• **Data shown**

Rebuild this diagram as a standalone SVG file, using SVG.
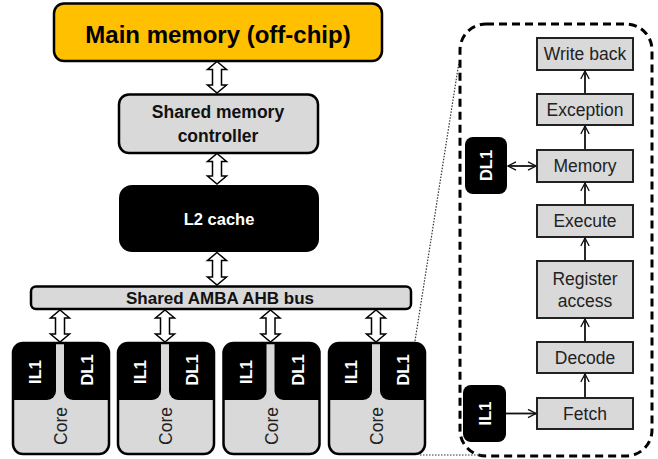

---

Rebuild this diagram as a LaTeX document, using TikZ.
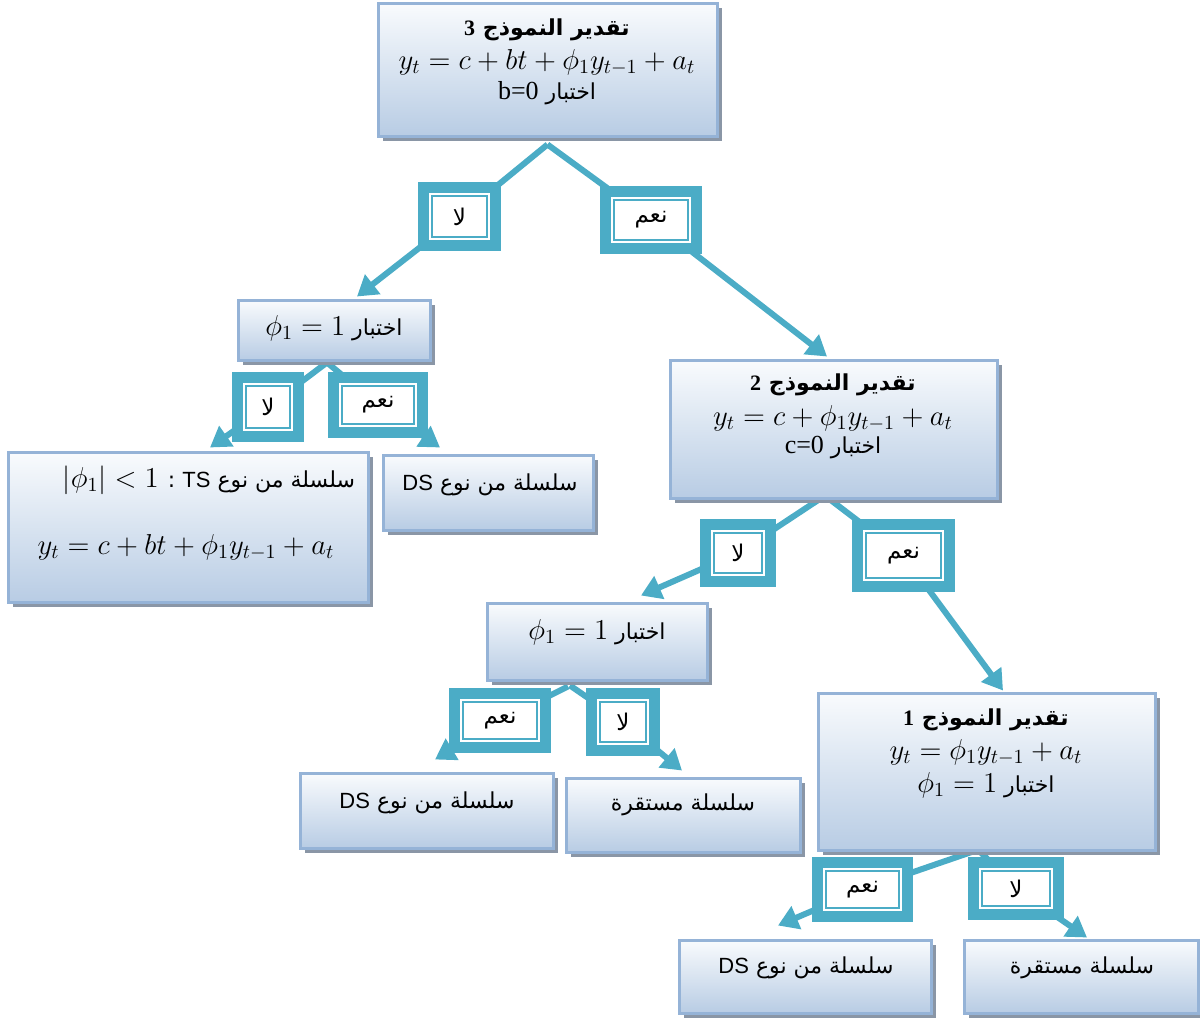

---

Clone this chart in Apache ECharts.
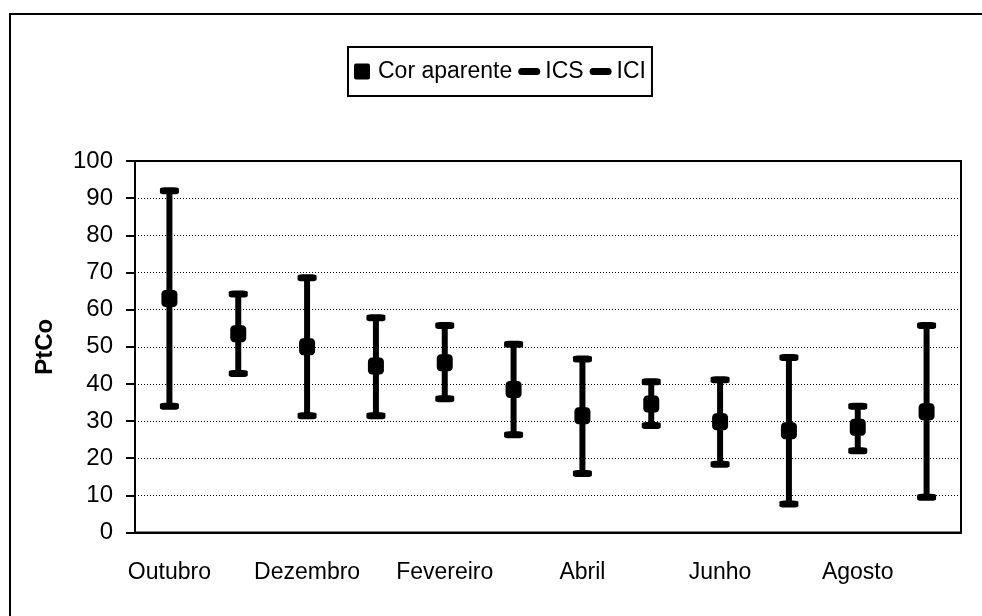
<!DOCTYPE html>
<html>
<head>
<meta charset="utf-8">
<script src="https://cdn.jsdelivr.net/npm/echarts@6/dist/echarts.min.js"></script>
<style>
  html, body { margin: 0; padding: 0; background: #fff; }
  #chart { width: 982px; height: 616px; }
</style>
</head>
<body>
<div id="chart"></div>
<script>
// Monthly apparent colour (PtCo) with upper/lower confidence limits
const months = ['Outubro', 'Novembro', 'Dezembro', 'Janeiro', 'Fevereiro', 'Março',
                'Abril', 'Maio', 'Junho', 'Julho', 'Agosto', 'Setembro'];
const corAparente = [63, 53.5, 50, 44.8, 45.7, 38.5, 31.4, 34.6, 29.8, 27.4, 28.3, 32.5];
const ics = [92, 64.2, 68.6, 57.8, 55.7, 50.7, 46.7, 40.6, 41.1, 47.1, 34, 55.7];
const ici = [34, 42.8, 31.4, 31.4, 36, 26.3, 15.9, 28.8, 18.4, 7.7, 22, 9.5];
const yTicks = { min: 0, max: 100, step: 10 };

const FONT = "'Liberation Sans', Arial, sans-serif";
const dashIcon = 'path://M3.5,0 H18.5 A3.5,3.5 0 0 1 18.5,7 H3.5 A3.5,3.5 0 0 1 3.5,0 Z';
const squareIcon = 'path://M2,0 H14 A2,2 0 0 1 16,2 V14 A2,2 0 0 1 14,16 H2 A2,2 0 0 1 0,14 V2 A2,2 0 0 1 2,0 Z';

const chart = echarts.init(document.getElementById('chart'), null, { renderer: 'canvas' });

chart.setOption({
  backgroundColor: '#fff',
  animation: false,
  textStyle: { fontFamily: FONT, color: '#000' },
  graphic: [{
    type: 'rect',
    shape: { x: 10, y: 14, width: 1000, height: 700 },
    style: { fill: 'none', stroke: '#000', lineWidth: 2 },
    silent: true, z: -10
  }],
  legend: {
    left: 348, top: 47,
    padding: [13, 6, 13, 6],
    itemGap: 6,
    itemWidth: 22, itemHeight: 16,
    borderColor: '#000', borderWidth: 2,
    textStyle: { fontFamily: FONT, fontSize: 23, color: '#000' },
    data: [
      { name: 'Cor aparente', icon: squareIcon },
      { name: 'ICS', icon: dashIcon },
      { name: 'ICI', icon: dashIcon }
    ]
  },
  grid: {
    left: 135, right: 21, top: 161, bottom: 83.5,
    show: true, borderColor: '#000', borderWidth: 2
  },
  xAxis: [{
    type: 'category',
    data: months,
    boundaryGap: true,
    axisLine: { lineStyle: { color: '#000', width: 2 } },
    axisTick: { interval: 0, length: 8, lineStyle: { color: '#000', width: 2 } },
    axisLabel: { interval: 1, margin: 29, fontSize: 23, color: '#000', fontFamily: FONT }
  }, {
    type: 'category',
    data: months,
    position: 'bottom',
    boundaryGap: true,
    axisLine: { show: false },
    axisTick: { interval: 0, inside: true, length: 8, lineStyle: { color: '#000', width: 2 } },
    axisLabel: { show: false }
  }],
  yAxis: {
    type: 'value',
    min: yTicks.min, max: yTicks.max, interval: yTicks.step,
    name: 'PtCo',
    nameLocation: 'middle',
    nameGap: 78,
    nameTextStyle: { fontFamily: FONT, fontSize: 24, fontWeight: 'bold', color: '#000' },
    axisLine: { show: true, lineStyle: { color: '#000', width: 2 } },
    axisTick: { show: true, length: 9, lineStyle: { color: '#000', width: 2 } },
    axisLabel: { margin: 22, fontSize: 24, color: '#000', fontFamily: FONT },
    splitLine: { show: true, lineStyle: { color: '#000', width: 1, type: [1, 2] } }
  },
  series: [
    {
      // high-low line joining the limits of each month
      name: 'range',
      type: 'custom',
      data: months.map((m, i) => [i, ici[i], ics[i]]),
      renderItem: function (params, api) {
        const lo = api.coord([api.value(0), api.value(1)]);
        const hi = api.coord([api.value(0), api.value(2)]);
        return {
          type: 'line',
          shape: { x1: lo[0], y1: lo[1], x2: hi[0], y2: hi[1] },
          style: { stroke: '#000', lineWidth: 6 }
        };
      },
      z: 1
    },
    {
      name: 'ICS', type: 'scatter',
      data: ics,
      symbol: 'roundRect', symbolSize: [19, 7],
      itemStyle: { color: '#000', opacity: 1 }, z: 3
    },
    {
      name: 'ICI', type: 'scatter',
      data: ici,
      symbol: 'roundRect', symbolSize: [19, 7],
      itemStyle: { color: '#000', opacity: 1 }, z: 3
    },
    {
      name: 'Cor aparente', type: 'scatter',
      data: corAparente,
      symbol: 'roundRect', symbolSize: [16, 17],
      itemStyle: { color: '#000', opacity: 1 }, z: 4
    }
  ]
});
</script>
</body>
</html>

• **Requirement**
Note how many lines in the listing above hold the string "Rebuild", then give only that figure.

• **Response**
2